Summarising the extent to which his review has influenced the pension fund industry in the last year and referring to the government's two year compliance time frame, he predicts that the fund management industry will continue to show too much resistance in both areas.
"Many trustees don't seem to realise that the costs the pension fund industry pays to the fund management community each year amounts to around £8bn. This is far too excessive and trustees need to question it more. Frankly, I am partcularly stunned to see that softing arrangements still take place.
“And still not enough trustees are questioning their investment managers about the shares they hold. This is disappointing. If a trustee sees that their portfolios contain underweight positions for certain stocks, they must start asking managers why they are holding a stock that is losing them money," he said.

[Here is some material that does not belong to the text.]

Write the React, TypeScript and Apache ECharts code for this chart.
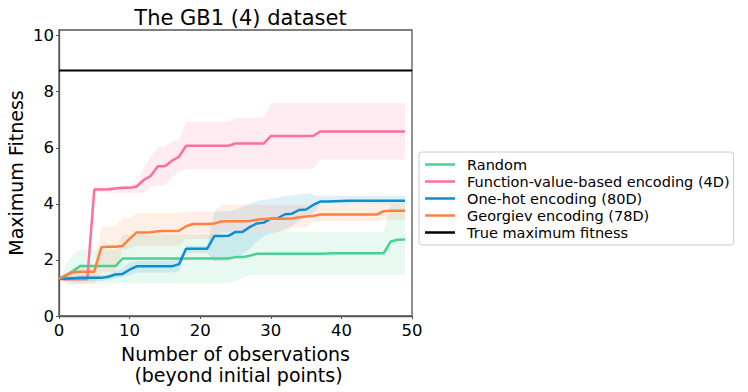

Elsewhere, Myners said the government has reacted positively to all areas of his review and comes under unfair criticism in otehr areas. "The government is coming under continued pressure to re-introduce some from of tax credit for diviedends in equity investments. This is somewhat misguided. The policy to remove the credit was actually inherited from the previous government and the low interest rate environment and successful fiscal policy we now enjoy is helping to compensate," he said.
Myners welcomed the growing number of trustee investment decision courses that have sprung up in the last year and the increasing willingness on the part of trustees to seek further training in this crucial area of their duties. "This was a key part of my review and I'm glad to see a positive reaction."
He says the continued trend towards scheme specific benchmarking among pension funds and the demise of balanced funds is evidence that trustees are responding to his recommendation that they drop peer benchmarks and review their asset allocation policies.
However, he points out that trustees are still not drafting formal business plans. "This is an area that I think needs to gather momentum," he comments.
Elsewhere, he says that it is encouraging to see pension funds enquiring about the merits of private equity. Myners recommended in his review that pension funds should adopt more private equity and other alternatives in to their portfolios. He confirms that the consultancy industry are saying more and more funds are seeking advice in these areas.